With growing concerns about climate change and biodiversity loss, there is an urgent need for agricultural commodities to be produced sustainably.

When it comes to sourcing certified sustainable palm oil, there is still much room for improvement in the animal feed sector.

In 2020, only 3% of the 1.9 million metric tonnes of Palm Kernel Expeller (PKE) used in the European feed sector were covered by RSPO Credits and RSPO Independent Smallholder Credits, with no physical certified-sustainable PKE material used.

In a recent webinar hosted by the Roundtable on Sustainable Palm Oil (RSPO), the non-profit Environmental Action Germany (Deutsche Umwelthilfe – DUH) presented its Feed Radar report on the engagement and challenges of the feed supply chain, including 18 retailers and wholesalers in Germany.

The animal feed sector has the third-largest share of Germany’s palm oil consumption, after the energy and food sectors.

Since 2017, the sector has lagged behind a target set by the German government in 2014, to voluntarily switch to 100% sustainable, deforestation-free palm oil by 2020.

While 90% of palm oil used as an ingredient in foods is sourced from certified plantations, the share of certified sustainable palm oil in animal feed is only 25%.

Sourcing sustainable palm oil ingredients is more challenging in the animal feed sector, for several reasons.

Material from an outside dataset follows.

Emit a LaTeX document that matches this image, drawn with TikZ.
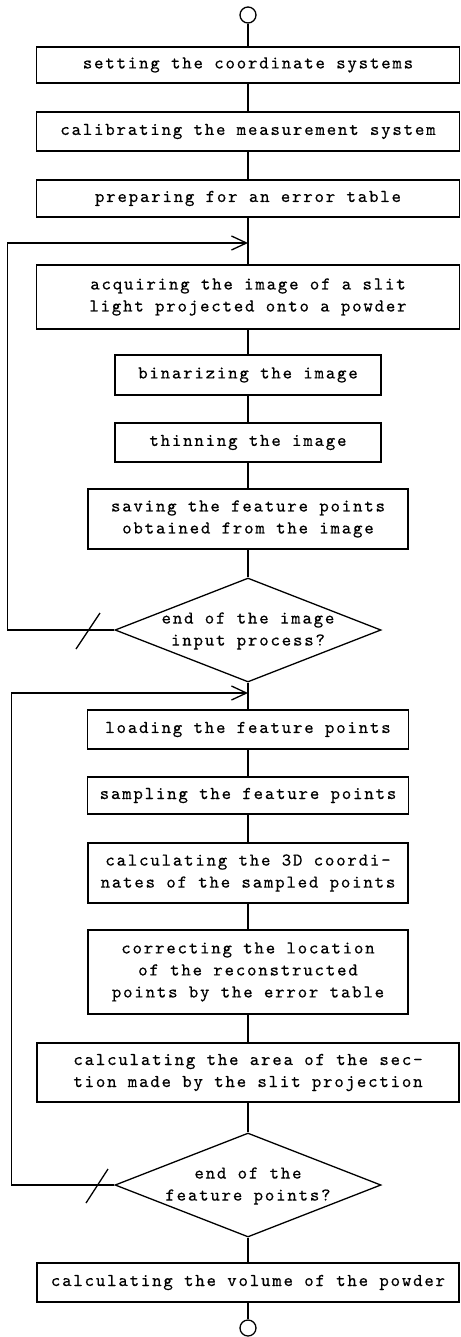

Since feed products do not end up on the consumer’s plate, the ingredients in animal feed receive less scrutiny and, therefore, have less visibility.

Secondly, palm oil ingredients are not among the most-used commodities in feed, so companies often focus on sustainability efforts elsewhere – for example, soy.

Additionally, as the feed sector is an entirely separate supply chain, retailers must engage different suppliers in the sustainability dialogue.

At the webinar, RSPO member and German retailer Lidl described its commitment to sourcing certified sustainable palm oil in its feed supply chain.

The retailer first determined the palm oil usage and footprint in its supply chain.

To reduce the environmental impact of meat, the retailer promotes alternatives, such as meat and dairy substitutes, made from raw vegetable materials.

Where palm oil is used in animal feed, it is fully compensated with RSPO Independent Smallholder Credits.

In addition, Lidl is increasing its engagement in sectoral initiatives, like the Forum for Sustainable Palm Oil (FONAP).

While the report shows that there is a gap in the feed sector, there are examples of retailers stepping up their sustainability commitment.

RSPO stands ready to support its members and the entire supply chain to make the transition to 100% certified sustainable palm oil in animal feed a reality.